Un pont entre deux esprits (Burrough et Cronenberg), entre deux arts (la littérature et le cinéma), deux sexualités (l’homosexuel et l’hétérosexuel), deux époques (les 50’s et les 90’s), deux rapports à la drogue (réel pour l’un, volontairement absurde pour l’autre), qui forcément ne peut se déflorer pleinement en un seul visionnage. Comme en atteste l’obsédante et sublime bande originale d’Howard Shore, accompagné du saxophoniste Ornette Coleman, Le Festin nu est presque un film de free jazz, multipliant les sonorités, les influences, les interprétations, les solos renversants et les orchestrations déroutantes. Un film sans pareil et un authentique chef d’œuvre.
Image
La superbe restauration 4K du Festin nu arrive en France après une apparition remarquée l’année dernière chez Arrow. Un tout nouveau master effectué à partir d’un scan 4K du négatif 35 mm qui a été naturellement nettoyé, stabilisé et rééquilibré dans la foulée, avec traitement HDR10 et Dolby Vision particulièrement généreux. Le rendu est estomaquant après de longues années de transferts très moyen (au mieux) en France, le film retrouvant une photographie particulièrement riche et chaude (en particulier du coté des jaunes, des bleus et des verts). Le tout aboutit à des tableaux assez somptueux à la profondeur remarquable, aux piqués pointus, au grain organique révélant une masse de détails et de textures qu’on ne pouvait jusque-là que deviner.
Son
Si l’édition propose une version originale DTS HD Master Audio 5.1, celle-ci date d’un travail plus ancien et dénote par quelques bidouillages et déséquilibres pas toujours très convaincants.
Restauré en même temps que l’image à partir de sa piste magnétique, la stéréo d’origine est bien plus agréable, plus homogène, plus fluide et assure un confort certain avec des dialogues bien clairs et dynamiques et une belle présence offerte au travail d’Howard Shore.
Interactivité
Bien belle édition que propose là l’éditeur Metropolitan (même si le visuel est très loin des illustrations inédites d’Arrow) réunissant dans un coffret en carton dur et solide un digipack élégant et un livret plutôt conséquent.
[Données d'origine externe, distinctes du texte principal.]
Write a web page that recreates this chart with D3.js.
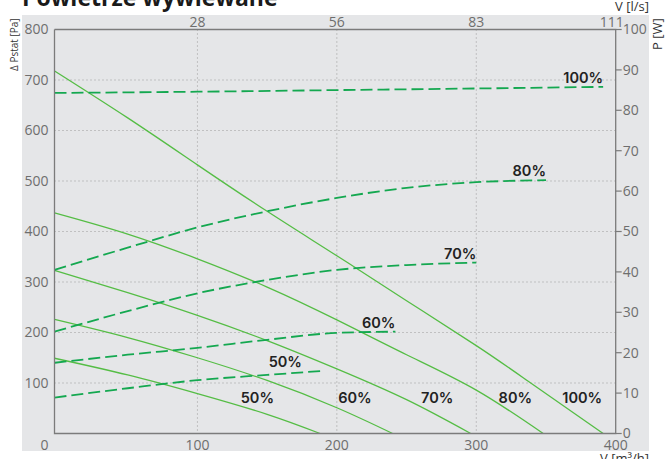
<!DOCTYPE html>
<html>
<head>
  <meta charset="UTF-8">
  <style>
    body { margin: 0; background: #fff; }
    svg { display: block; }
    text { font-family: "Open Sans", sans-serif; }
  </style>
</head>
<body>
<svg></svg>
<script src="https://d3js.org/d3.v7.min.js"></script>

<script>

let width = 665, height = 459;

// fan curves: [V m3/h, dP Pa]
let fan50  = [[-2.5, 149], [50, 116], [100, 79], [150, 38], [188, 0]];
let fan60  = [[-2.5, 226], [50, 190], [100, 150], [150, 105], [200, 51], [240, 0]];
let fan70  = [[-2.5, 323], [50, 279], [100, 234], [150, 184], [200, 128], [250, 67], [296, 0]];
let fan80  = [[-2.5, 437], [50, 395], [100, 346], [150, 290], [200, 225], [250, 156], [300, 86], [348, 0]];
let fan100 = [[-2.5, 718], [50, 625], [100, 532], [150, 440], [200, 352], [250, 263], [300, 174], [337, 104], [391, 0]];

// power curves: [V m3/h, P W]
let pow50  = [[-2.5, 8.9], [50, 11.2], [100, 13.2], [150, 14.5], [190, 15.5]];
let pow60  = [[-2.5, 17.5], [50, 19.5], [100, 21.2], [150, 23.2], [200, 24.9], [242, 25.2]];
let pow70  = [[-2.5, 25.2], [50, 30.3], [100, 34.7], [150, 38], [200, 40.5], [250, 41.7], [300, 42.3]];
let pow80  = [[-2.5, 40.5], [50, 46], [100, 51], [150, 55], [200, 58.3], [250, 60.8], [300, 62.2], [350, 62.7]];
let pow100 = [[-2.5, 84.3], [100, 84.6], [200, 85], [300, 85.4], [391, 85.8]];

let levels = ["50%", "60%", "70%", "80%", "100%"];
let fanCurves = [fan50, fan60, fan70, fan80, fan100];
let powCurves = [pow50, pow60, pow70, pow80, pow100];
let fanLabelV = [143, 213, 272, 328, 376];

let xTicks = [100, 200, 300, 400];
let topTickLabels = ["28", "56", "83", "111"];
let yTicks = [100, 200, 300, 400, 500, 600, 700, 800];
let yGrid = [100, 200, 300, 400, 500, 600, 700];
let wTicks = [0, 10, 20, 30, 40, 50, 60, 70, 80, 90, 100];

let svg = d3.select("svg")
    .attr("width", width)
    .attr("height", height)
    .attr("viewBox", "0 0 " + width + " " + height);

let pLeft = 54.5, pRight = 615.7, pTop = 29.5, pBottom = 433.5;

let x = d3.scaleLinear().domain([-2.5, 400]).range([pLeft, pRight]);
let yP = d3.scaleLinear().domain([0, 800]).range([pBottom, pTop]);
let yW = d3.scaleLinear().domain([0, 100]).range([pBottom, pTop]);

// panel background
svg.append("rect")
    .attr("x", 22).attr("y", 15)
    .attr("width", 627).attr("height", 436)
    .attr("fill", "#e5e6e8");

// title (cut by the top edge)
svg.append("text")
    .attr("x", 22).attr("y", 6)
    .style("font-family", "'Open Sans', sans-serif")
    .style("font-weight", 700)
    .style("font-size", "23px")
    .attr("fill", "#1a1a1a")
    .text("Powietrze wywiewane");

// grid
let grid = svg.append("g")
    .attr("stroke", "#9a9a9a")
    .attr("stroke-width", 1)
    .attr("stroke-dasharray", "1,3");

grid.selectAll(".hg")
    .data(yGrid)
    .enter()
    .append("line")
    .attr("x1", pLeft).attr("x2", pRight)
    .attr("y1", d => yP(d)).attr("y2", d => yP(d));

grid.selectAll(".vg")
    .data(xTicks.slice(0, 3))
    .enter()
    .append("line")
    .attr("y1", pTop).attr("y2", pBottom)
    .attr("x1", d => x(d)).attr("x2", d => x(d));

// curves
let fanLine = d3.line().curve(d3.curveNatural);
let powLine = d3.line().curve(d3.curveMonotoneX);

svg.append("g")
    .selectAll("path")
    .data(fanCurves)
    .enter()
    .append("path")
    .attr("d", d => fanLine(d.map(p => [x(p[0]), yP(p[1])])))
    .attr("fill", "none")
    .attr("stroke", "#55bd45")
    .attr("stroke-width", 1.3);

svg.append("g")
    .selectAll("path")
    .data(powCurves)
    .enter()
    .append("path")
    .attr("d", d => powLine(d.map(p => [x(p[0]), yW(p[1])])))
    .attr("fill", "none")
    .attr("stroke", "#14a850")
    .attr("stroke-width", 1.8)
    .attr("stroke-dasharray", "12,5");

// frame / axes lines
let axisColor = "#7b7b7b";
svg.append("path")
    .attr("d", "M" + pLeft + "," + pTop + "V" + pBottom + "H" + pRight + "V" + pTop + "H" + pLeft)
    .attr("fill", "none")
    .attr("stroke", axisColor)
    .attr("stroke-width", 1.3);

let tickFont = "14px";
let tickColor = "#6e6e6e";

// left ticks
svg.append("g")
    .selectAll("text")
    .data(yTicks)
    .enter()
    .append("text")
    .attr("x", pLeft - 6)
    .attr("y", d => yP(d))
    .attr("dy", "0.35em")
    .attr("text-anchor", "end")
    .style("font-size", tickFont)
    .attr("fill", tickColor)
    .text(d => d);

// corner 0
svg.append("text")
    .attr("x", pLeft - 6).attr("y", pBottom + 16)
    .attr("text-anchor", "end")
    .style("font-size", tickFont)
    .attr("fill", tickColor)
    .text("0");

// bottom ticks
svg.append("g")
    .selectAll("text")
    .data(xTicks)
    .enter()
    .append("text")
    .attr("x", d => x(d))
    .attr("y", pBottom + 16.5)
    .attr("text-anchor", "middle")
    .style("font-size", tickFont)
    .attr("fill", tickColor)
    .text(d => d);

// top ticks (l/s)
svg.append("g")
    .selectAll("text")
    .data(xTicks)
    .enter()
    .append("text")
    .attr("x", (d, i) => x(d) - (i == 3 ? 4 : 0))
    .attr("y", pTop - 3)
    .attr("text-anchor", "middle")
    .style("font-size", tickFont)
    .attr("fill", tickColor)
    .text((d, i) => topTickLabels[i]);

// right axis (W)
let rAxis = svg.append("g");
rAxis.selectAll("line")
    .data(wTicks)
    .enter()
    .append("line")
    .attr("x1", pRight).attr("x2", pRight + 6)
    .attr("y1", d => yW(d)).attr("y2", d => yW(d))
    .attr("stroke", axisColor)
    .attr("stroke-width", 1.2);
rAxis.selectAll("text")
    .data(wTicks)
    .enter()
    .append("text")
    .attr("x", pRight + 7)
    .attr("y", d => yW(d))
    .attr("dy", "0.35em")
    .style("font-size", tickFont)
    .attr("fill", tickColor)
    .text(d => d);

// axis titles
svg.append("text")
    .attr("transform", "translate(18,71) rotate(-90)")
    .style("font-size", "10px")
    .attr("fill", "#333")
    .text("Δ Pstat [Pa]");

svg.append("text")
    .attr("transform", "translate(662,50) rotate(-90)")
    .style("font-size", "13px")
    .attr("fill", "#333")
    .text("P [W]");

svg.append("text")
    .attr("x", 649).attr("y", 11)
    .attr("text-anchor", "end")
    .style("font-size", "13px")
    .attr("fill", "#333")
    .text("V [l/s]");

svg.append("text")
    .attr("x", 649).attr("y", 463)
    .attr("text-anchor", "end")
    .style("font-size", "13px")
    .attr("fill", "#333")
    .text("V [m³/h]");

// curve labels
let labelStyle = sel => sel
    .style("font-family", "Inter, sans-serif")
    .style("font-weight", 600)
    .style("font-size", "14.5px")
    .attr("fill", "#222");

svg.append("g")
    .selectAll("text")
    .data(powCurves)
    .enter()
    .append("text")
    .attr("x", (d, i) => x(d[d.length - 1][0]) - (i == 0 ? 21 : 0))
    .attr("y", d => yW(d[d.length - 1][1]) - 4)
    .attr("text-anchor", "end")
    .call(labelStyle)
    .text((d, i) => levels[i]);

svg.append("g")
    .selectAll("text")
    .data(fanLabelV)
    .enter()
    .append("text")
    .attr("x", d => x(d))
    .attr("y", yP(60))
    .attr("text-anchor", "middle")
    .call(labelStyle)
    .text((d, i) => levels[i]);

</script>

</body>
</html>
Ce dernier ne se contente pas de recycler quelques images du film ou de la production mais propose trois textes on ne peut plus intéressants. Une introduction joliment écrite par Nicola Rioult, une note d’intention de David Cronenberg et le long entretien effectué par Serge Grünberg pour Les Cahiers du cinéma pendant la production du film. Une rencontre passionnante qui revient sur le travail d’adaptation, le rapport à l’œuvre de Burrough, sa représentation à l’écran, le rapport au réel et à la fiction et un propos qui s’étend vers d’autres film du cinéaste (La Mouche, Videodrome…).
On en retrouve d’une certaine façon le pendant en image sur les deux disques avec l’excellent documentaire Naked Making Lunch. Un making of foisonnant de près d’une heure, restauré à partir de la source 16mm, mélange d’image de tournage, d’interviews et d’une conférence de presse avec Cronenberg et Burrough, où l’on revient constamment sur cette rencontre artistique totale entre l’approche filmique, forcément traitresse, et la source initiale, forcément inadaptable. Tout y est, des questions techniques (décors, effets spéciaux…) aux explorations de thématiques profondes.
Le reste du programme provient plus largement des archives d’anciennes éditions françaises avec un commentaire audio pas inintéressant mais toujours laconique par David Cronenberg, une autre rencontre avec le producteur Jeremy Thomas (qui répète ce qu’il dit déjà dans le doc), une présentation / analyse du film par le critique Serge Grünberg et la restitution d’une « Masterclass » du réalisateur et d’Howard Shore à la FNAC en 2002 qui du coup aborde plus largement la longue et fructueuse collaboration entre les deux artistes.
Liste des bonus
Un livret (64 pages), Commentaire audio de David Cronenberg (VOST), Entretien avec Jeremy Thomas (19’), « Naked Making Lunch » : making of de Chris Rodley (1992, 52’), Masterclass de David Croneberg et Howard Shore (2002) (20’), Analyse de Serge Grünberg (11’), Bande-annonce.